Mac and Cheese is just as popular Down Under as in America. It gets that Aussie flavor from shredded lamb. Use any leftover cut to make a quick flavorful meal.
Mac and Cheese:
3 tablespoons unsalted butter
1 tablespoon flour
2 cups milk
8 ounces cubed velveeta
1/2 cup shredded mild cheddar cheese
1 1/2 cups uncooked shell pasta
1/2 cup sweet peas
1 cup cooked, shredded Australian lamb (shoulder, loin)
Garnish:
1/4 cup Panko bread crumbs
1 teaspoon, plus more if desired, chopped fresh rosemary leaves
Kosher salt and black pepper to taste
Preheat the oven to 425 degrees F. In a large sauce pot over MEDIUM heat, melt the butter. Whisk in the flour to form a roux and cook it for 1 minute. Whisk in the milk, ½ cup at a time, allowing it to thicken before adding the remaining milk. Once all the milk has been added, add the Velveeta and stir until melted. Turn off the heat, add the cheddar, and stir until melted. Cook pasta to package instructions. Stir the pasta, peas and the lamb into the cheese sauce.

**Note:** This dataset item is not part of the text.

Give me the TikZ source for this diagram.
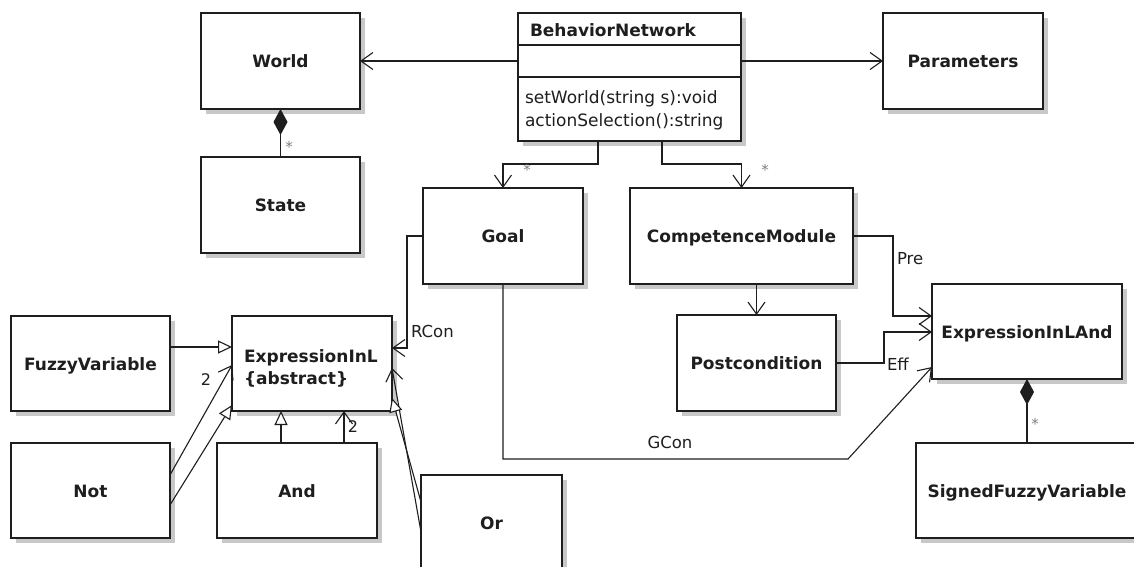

Mix well and place in a 9×9 casserole dish.
To serve:
In a small bowl, combine the bread crumbs and rosemary and season with salt and pepper. Top the mac ‘n’ cheese with the bread crumbs and bake for 25 minutes, or until golden and bubbly. Remove from the oven and top with more fresh rosemary (if desired). Serve immediately.